The reason Barista Kids asked me to write the recent post “Music Education is Essential” is a simple one: I am a certified Music Geek. My collection of CDs, LPs, tapes, and 45s reaches into thousands of recordings.
I spent a couple of years blogging about every album I own and only made it into the C’s before giving up the project as hopeless.
So when I became a father, music was high on my list of things to consider. My son was going to need exposure to good music (as defined by me!). But I was wary of pushing my personal tastes on him. In other words, he certainly needs to hear Miles Davis and The Ramones, but I had to accept that Bill Frisell and Mission of Burma might not be his cup of formula.
But what I feared most went by the names Raffi and Barney.

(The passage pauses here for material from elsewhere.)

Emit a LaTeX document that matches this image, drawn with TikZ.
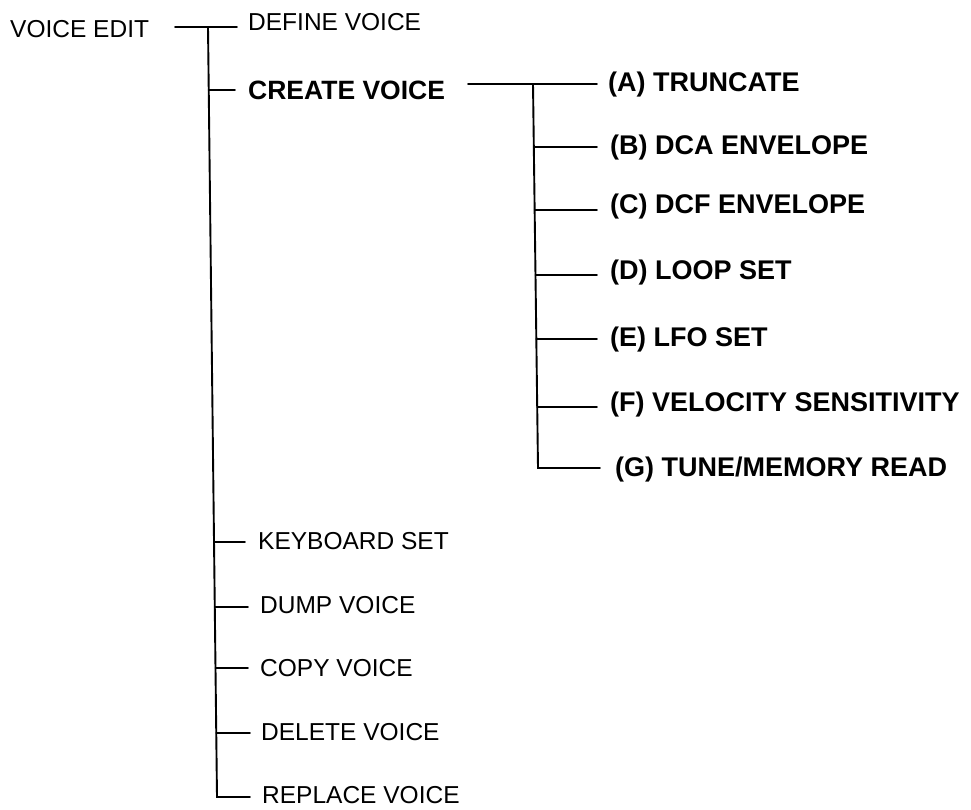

I pictured long rides in the car, forced to enjoy cloying, saccharine kiddie music that wasn’t doing either of us any real good. “I don’t think there’s any big advantage to ‘kid’s music,’” says Leslie Lucas, director of Music Together of Montclair and Summit & Chatham. “I remember my child watching Barney, and I didn’t want to play him that stuff. We played him Santana, Miles Davis, Earth Wind & Fire, Michael Jackson, classical music, we exposed him to all of that.” Her point was that kids just like music, and if you make listening to music a fun, interactive family experience, it doesn’t have to be sung by a purple dinosaur.
I’ve been trying to mix it up for my son, playing records and singing songs from my collection, but I’m also building a little pile of children’s music made by bands I like: They Might Be Giants, the Baby Loves Jazz series (played by seasoned NYC jazz vets), Elizabeth Mitchell (who’s in grown-up band Ida) and Dan Zanes (formerly of the Del Fuegos) all make music for kids that doesn’t talk down to little listeners. The latter two often use simple folk tunes that have stood the test of time and have inter-generational appeal. “Folk music is our tribal culture’s music,” says Lucas. “There are a lot of basic folk songs that are usually considered kids songs, like ‘Skip to My Lou’ or ‘Pop Goes the Weasel.’”
I’m trying to tell myself that I don’t care what my son listens to, just so long as he listens. But no parent really means that: we all think our music is the only good music…but we also forget that we probably came to our music in purposeful opposition to our parents’ record collections. So for now, my one-year-old son is listening to Bob Dylan and Bonnie “Prince” Billy, The Clash and Coltrane, The Magnetic Fields and Mingus, Superchunk and Stevie Wonder, Talking Heads and A Tribe Called Quest, plus The Jonathan Schwartz show on weekends. He naps with his kiddie CDs on, and rides in the car listening to what’s on my iPod. Ideally, I’d love it if he eventually wants to listen to my music with me; but I’m really just going to be content if he’s listening to something and digging his music as much as I dig mine.
What sort of music do you play for your kids? And when do kids start defining their own tastes in music?